I have more questions, but I'll post them in another thread.
For now, I'd be super grateful if I could get some insight to the above questions.

Thanks in advance.


----------



## Bevdeforges (Nov 16, 2007)

Hi and welcome to the forum. 

I think you may be complicating the situation for yourself and for your company with all the questions. Technically, you can't work at all on a tourist visa. There is normally, however, a "business trip" sort of tourist visa that allows you do make the odd business trip to do work for your employer over a period that does not exceed either 3 or 6 months at a time. On that sort of visa, there is no tax issue except with your home country (i.e. your country of residence, not necessarily your nationality) over traveling expenses. It might be possible to get a multiple entry business visa that would allow you to make trips lasting up to 3 - 6 months at a time over one or several years. However...

If you become RESIDENT in Canada, then you are subject to Canadian income tax on your earnings in Canada - no matter where your company is located (or even where they are paying you or in what currency). What it takes to become tax resident gets complicated - but for most countries, if you are spending 183 days a year in the country there is a presumption that you probably live there and have your primary "center of interest" there (even if you are moving between different hotels every few weeks). And that's when the fun starts...
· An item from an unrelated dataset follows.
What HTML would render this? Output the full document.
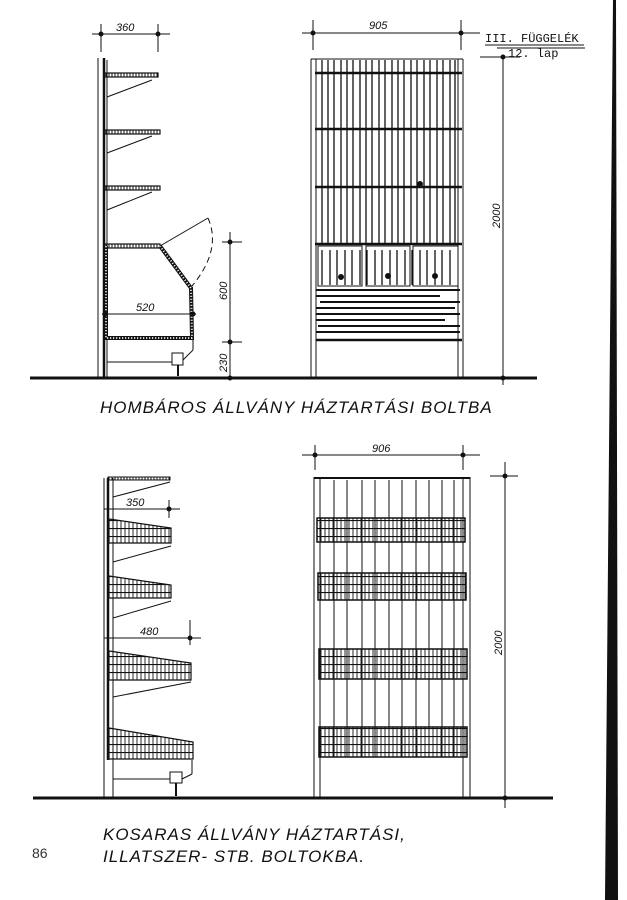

How is your company proposing that you do these consulting gigs? If they are going to want you in Canada (or the US) for more than 183 in a given year, they should be the ones applying for a visa for you that will allow you to work as they want you to.
Cheers,
Bev


----------



## CanadianGal (Dec 7, 2007)

Just remember the huge distances and real winter driving conditions must be considered. White outs and icy roads are not fun at all and winters are long....You don't want to have any length of driving in that-esp on a regular or daily basis.


----------